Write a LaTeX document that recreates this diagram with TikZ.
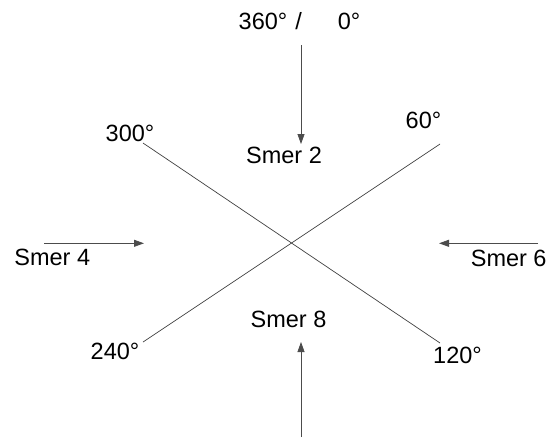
\documentclass[tikz,border=0pt]{standalone}
\usepackage{fontspec}
\setmainfont{Liberation Sans}
\usepackage{tikz}
\usetikzlibrary{arrows.meta}
\tikzset{
  lbl/.style={inner sep=0pt,anchor=base,font=\fontsize{23.5}{28}\selectfont},
  dirline/.style={line width=0.7pt,black!75},
  windarrow/.style={->,line width=0.8pt,black!70}
}

\begin{document}
\begin{tikzpicture}[x=1pt,y=-1pt,>={Triangle[length=10pt,width=7pt]}]
  \useasboundingbox (0,0) rectangle (551,437);
  % angle labels
  \node[lbl] (top) at (299.5,29) {360°\hspace{8pt}/\hspace{36pt}0°};
  \node[lbl] (a300) at (130,141.7) {300°};
  \node[lbl] (a60) at (423.5,128.5) {60°};
  \node[lbl] (a240) at (115,359) {240°};
  \node[lbl] (a120) at (457.5,363) {120°};
  % direction labels
  \node[lbl] (s2) at (284,163.3) {Smer 2};
  \node[lbl] (s4) at (52.3,265.7) {Smer 4};
  \node[lbl] (s6) at (508.7,266) {Smer 6};
  \node[lbl] (s8) at (288.5,327) {Smer 8};
  % ends of the two crossing lines
  \coordinate (p300) at (143,143);
  \coordinate (p120) at (440,343);
  \coordinate (p240) at (143,342);
  \coordinate (p60) at (440,144);
  \draw[dirline] (p300) -- (p120);
  \draw[dirline] (p240) -- (p60);
  % arrows
  \coordinate (n0) at (301,45);  \coordinate (n1) at (301,144);
  \coordinate (w0) at (44,243.3); \coordinate (w1) at (144,243.3);
  \coordinate (e0) at (538,243.3); \coordinate (e1) at (439,243.3);
  \coordinate (b0) at (301,437); \coordinate (b1) at (301,342);
  \draw[windarrow] (n0) -- (n1);
  \draw[windarrow] (w0) -- (w1);
  \draw[windarrow] (e0) -- (e1);
  \draw[windarrow] (b0) -- (b1);
\end{tikzpicture}
\end{document}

Problem to solve: Reproduce the material word for word, minus the images.

Expected output:
Write a LaTeX document that recreates this diagram with TikZ.
\documentclass[tikz,border=0pt]{standalone}
\usepackage{fontspec}
\setmainfont{Liberation Sans}
\usepackage{tikz}
\usetikzlibrary{arrows.meta}
\tikzset{
  lbl/.style={inner sep=0pt,anchor=base,font=\fontsize{23.5}{28}\selectfont},
  dirline/.style={line width=0.7pt,black!75},
  windarrow/.style={->,line width=0.8pt,black!70}
}

\begin{document}
\begin{tikzpicture}[x=1pt,y=-1pt,>={Triangle[length=10pt,width=7pt]}]
  \useasboundingbox (0,0) rectangle (551,437);
  % angle labels
  \node[lbl] (top) at (299.5,29) {360°\hspace{8pt}/\hspace{36pt}0°};
  \node[lbl] (a300) at (130,141.7) {300°};
  \node[lbl] (a60) at (423.5,128.5) {60°};
  \node[lbl] (a240) at (115,359) {240°};
  \node[lbl] (a120) at (457.5,363) {120°};
  % direction labels
  \node[lbl] (s2) at (284,163.3) {Smer 2};
  \node[lbl] (s4) at (52.3,265.7) {Smer 4};
  \node[lbl] (s6) at (508.7,266) {Smer 6};
  \node[lbl] (s8) at (288.5,327) {Smer 8};
  % ends of the two crossing lines
  \coordinate (p300) at (143,143);
  \coordinate (p120) at (440,343);
  \coordinate (p240) at (143,342);
  \coordinate (p60) at (440,144);
  \draw[dirline] (p300) -- (p120);
  \draw[dirline] (p240) -- (p60);
  % arrows
  \coordinate (n0) at (301,45);  \coordinate (n1) at (301,144);
  \coordinate (w0) at (44,243.3); \coordinate (w1) at (144,243.3);
  \coordinate (e0) at (538,243.3); \coordinate (e1) at (439,243.3);
  \coordinate (b0) at (301,437); \coordinate (b1) at (301,342);
  \draw[windarrow] (n0) -- (n1);
  \draw[windarrow] (w0) -- (w1);
  \draw[windarrow] (e0) -- (e1);
  \draw[windarrow] (b0) -- (b1);
\end{tikzpicture}
\end{document}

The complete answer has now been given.